*Set problem*: Lines from the one containing "Clone this chart in Chart.js." to the one containing "const values1 = [20.0, 55.0, 20.0, 5.0, 0.0];", both lines included, are to be extracted exactly from the data below; pictures are excluded.

*Supplied data*:

------------------------------------------------------------------------

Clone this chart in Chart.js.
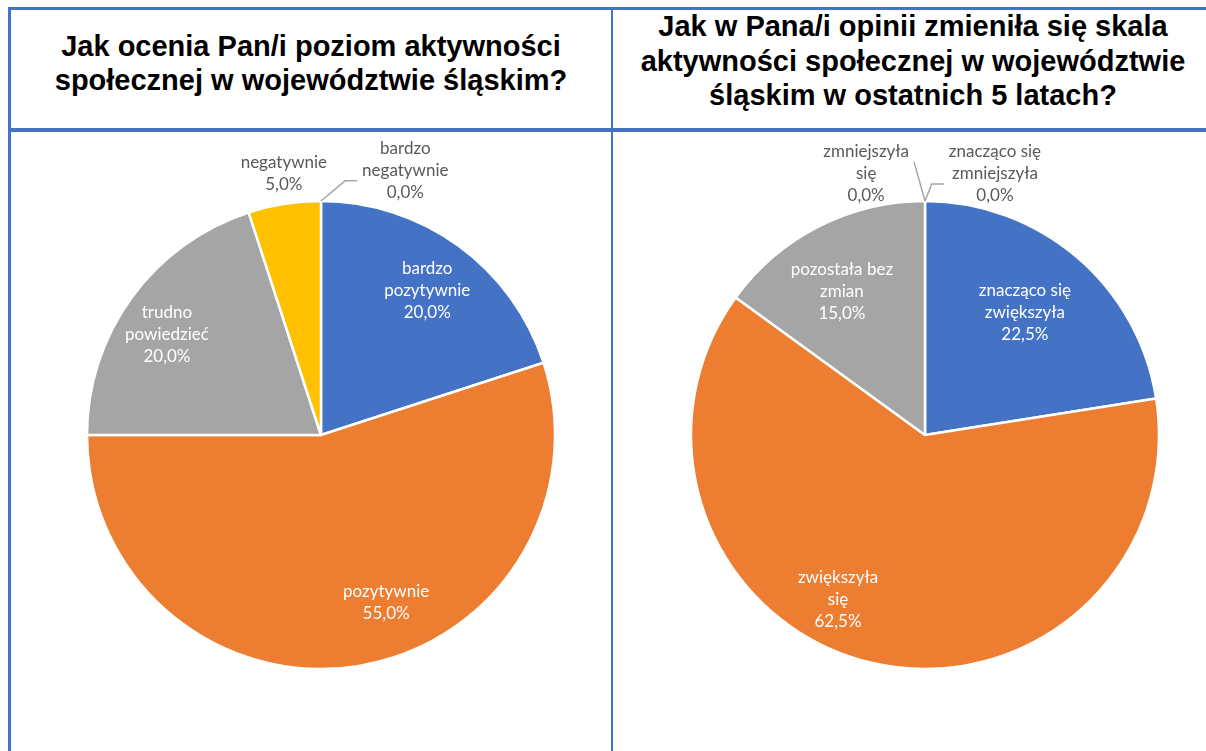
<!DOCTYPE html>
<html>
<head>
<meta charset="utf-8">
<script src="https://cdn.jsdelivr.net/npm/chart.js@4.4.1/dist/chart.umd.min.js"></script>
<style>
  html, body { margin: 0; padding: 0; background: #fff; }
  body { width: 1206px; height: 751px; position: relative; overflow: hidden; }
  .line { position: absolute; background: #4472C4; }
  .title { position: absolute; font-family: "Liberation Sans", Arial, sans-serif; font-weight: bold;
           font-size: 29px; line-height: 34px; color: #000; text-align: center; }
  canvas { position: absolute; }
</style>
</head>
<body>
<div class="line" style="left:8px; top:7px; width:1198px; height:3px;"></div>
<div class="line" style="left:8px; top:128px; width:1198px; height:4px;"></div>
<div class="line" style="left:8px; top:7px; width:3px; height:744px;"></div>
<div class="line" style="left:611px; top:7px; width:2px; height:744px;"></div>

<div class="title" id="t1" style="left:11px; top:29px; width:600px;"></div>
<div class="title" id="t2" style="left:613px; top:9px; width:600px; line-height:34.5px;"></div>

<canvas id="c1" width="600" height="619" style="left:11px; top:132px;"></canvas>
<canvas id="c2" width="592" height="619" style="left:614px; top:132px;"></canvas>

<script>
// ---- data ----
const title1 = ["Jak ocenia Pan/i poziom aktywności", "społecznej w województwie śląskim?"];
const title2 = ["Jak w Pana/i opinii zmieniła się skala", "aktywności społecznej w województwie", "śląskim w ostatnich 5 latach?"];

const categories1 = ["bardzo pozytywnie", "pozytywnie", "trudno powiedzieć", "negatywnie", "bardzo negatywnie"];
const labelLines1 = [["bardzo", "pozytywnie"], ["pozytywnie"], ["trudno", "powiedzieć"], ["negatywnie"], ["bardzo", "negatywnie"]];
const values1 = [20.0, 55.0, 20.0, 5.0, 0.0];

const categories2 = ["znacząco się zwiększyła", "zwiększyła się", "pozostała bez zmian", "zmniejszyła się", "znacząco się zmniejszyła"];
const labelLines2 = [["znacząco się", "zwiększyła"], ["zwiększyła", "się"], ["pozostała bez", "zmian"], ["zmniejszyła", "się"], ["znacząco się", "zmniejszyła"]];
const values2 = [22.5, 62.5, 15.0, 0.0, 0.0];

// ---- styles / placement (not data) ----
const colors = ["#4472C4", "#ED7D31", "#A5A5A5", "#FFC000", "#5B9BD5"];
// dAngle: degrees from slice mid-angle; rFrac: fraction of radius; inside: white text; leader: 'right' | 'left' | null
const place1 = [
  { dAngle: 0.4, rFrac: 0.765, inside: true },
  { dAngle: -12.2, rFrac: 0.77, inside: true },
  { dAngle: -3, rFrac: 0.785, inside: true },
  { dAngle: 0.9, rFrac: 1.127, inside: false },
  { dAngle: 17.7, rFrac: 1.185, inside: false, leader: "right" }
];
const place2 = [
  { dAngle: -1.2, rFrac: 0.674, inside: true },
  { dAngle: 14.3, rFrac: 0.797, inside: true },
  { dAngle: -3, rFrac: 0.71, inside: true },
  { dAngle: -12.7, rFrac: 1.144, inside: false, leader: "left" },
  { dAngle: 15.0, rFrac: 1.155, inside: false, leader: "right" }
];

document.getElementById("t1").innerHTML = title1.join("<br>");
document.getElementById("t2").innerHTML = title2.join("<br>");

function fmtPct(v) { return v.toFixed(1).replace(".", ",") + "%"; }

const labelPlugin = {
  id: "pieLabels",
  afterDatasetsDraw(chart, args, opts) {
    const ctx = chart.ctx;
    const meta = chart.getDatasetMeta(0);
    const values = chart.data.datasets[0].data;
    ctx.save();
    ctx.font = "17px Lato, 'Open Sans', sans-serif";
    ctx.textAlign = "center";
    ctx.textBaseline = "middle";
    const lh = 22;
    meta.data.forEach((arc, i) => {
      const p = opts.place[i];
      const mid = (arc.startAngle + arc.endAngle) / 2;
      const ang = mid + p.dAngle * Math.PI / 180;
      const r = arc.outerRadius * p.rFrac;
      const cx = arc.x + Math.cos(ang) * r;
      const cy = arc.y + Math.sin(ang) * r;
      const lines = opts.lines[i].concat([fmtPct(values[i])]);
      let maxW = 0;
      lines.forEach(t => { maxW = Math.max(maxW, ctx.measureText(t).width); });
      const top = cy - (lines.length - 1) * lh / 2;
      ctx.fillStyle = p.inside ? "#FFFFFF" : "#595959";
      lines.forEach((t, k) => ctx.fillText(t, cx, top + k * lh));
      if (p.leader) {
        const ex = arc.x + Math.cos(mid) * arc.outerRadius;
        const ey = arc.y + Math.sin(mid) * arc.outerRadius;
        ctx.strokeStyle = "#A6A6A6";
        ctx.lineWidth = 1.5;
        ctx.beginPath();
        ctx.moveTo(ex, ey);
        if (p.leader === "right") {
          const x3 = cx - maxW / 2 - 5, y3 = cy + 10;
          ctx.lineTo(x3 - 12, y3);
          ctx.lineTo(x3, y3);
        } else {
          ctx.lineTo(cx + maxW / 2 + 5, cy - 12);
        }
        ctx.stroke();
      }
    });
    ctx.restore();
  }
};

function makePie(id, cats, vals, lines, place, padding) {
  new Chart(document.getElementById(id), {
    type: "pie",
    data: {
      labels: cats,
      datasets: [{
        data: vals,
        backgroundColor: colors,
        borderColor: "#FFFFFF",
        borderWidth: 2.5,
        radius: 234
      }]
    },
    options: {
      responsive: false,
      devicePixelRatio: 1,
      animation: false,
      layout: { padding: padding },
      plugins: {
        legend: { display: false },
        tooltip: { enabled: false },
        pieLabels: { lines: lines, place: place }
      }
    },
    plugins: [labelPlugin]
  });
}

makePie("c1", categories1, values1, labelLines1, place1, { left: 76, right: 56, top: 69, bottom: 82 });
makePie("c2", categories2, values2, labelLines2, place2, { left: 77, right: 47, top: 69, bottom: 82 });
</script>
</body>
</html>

------------------------------------------------------------------------

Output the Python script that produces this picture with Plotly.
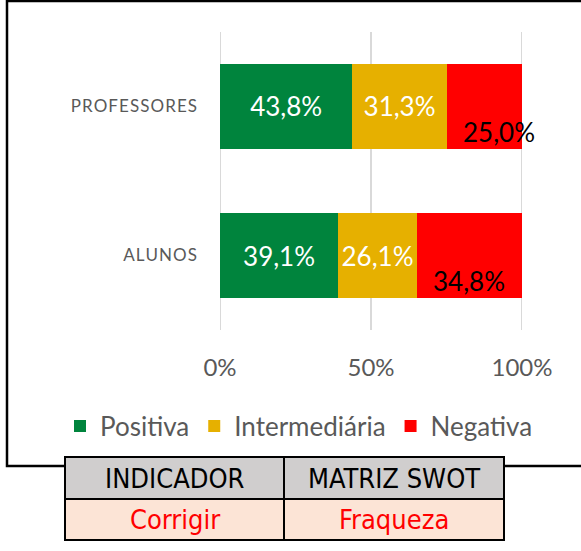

------------------------------------------------------------------------

*Task response*:
Clone this chart in Chart.js.
<!DOCTYPE html>
<html>
<head>
<meta charset="utf-8">
<script src="https://cdn.jsdelivr.net/npm/chart.js@4.4.1/dist/chart.umd.min.js"></script>
<style>
  html, body { margin: 0; padding: 0; background: #fff; }
  body { width: 1206px; height: 751px; position: relative; overflow: hidden; }
  .line { position: absolute; background: #4472C4; }
  .title { position: absolute; font-family: "Liberation Sans", Arial, sans-serif; font-weight: bold;
           font-size: 29px; line-height: 34px; color: #000; text-align: center; }
  canvas { position: absolute; }
</style>
</head>
<body>
<div class="line" style="left:8px; top:7px; width:1198px; height:3px;"></div>
<div class="line" style="left:8px; top:128px; width:1198px; height:4px;"></div>
<div class="line" style="left:8px; top:7px; width:3px; height:744px;"></div>
<div class="line" style="left:611px; top:7px; width:2px; height:744px;"></div>

<div class="title" id="t1" style="left:11px; top:29px; width:600px;"></div>
<div class="title" id="t2" style="left:613px; top:9px; width:600px; line-height:34.5px;"></div>

<canvas id="c1" width="600" height="619" style="left:11px; top:132px;"></canvas>
<canvas id="c2" width="592" height="619" style="left:614px; top:132px;"></canvas>

<script>
// ---- data ----
const title1 = ["Jak ocenia Pan/i poziom aktywności", "społecznej w województwie śląskim?"];
const title2 = ["Jak w Pana/i opinii zmieniła się skala", "aktywności społecznej w województwie", "śląskim w ostatnich 5 latach?"];

const categories1 = ["bardzo pozytywnie", "pozytywnie", "trudno powiedzieć", "negatywnie", "bardzo negatywnie"];
const labelLines1 = [["bardzo", "pozytywnie"], ["pozytywnie"], ["trudno", "powiedzieć"], ["negatywnie"], ["bardzo", "negatywnie"]];
const values1 = [20.0, 55.0, 20.0, 5.0, 0.0];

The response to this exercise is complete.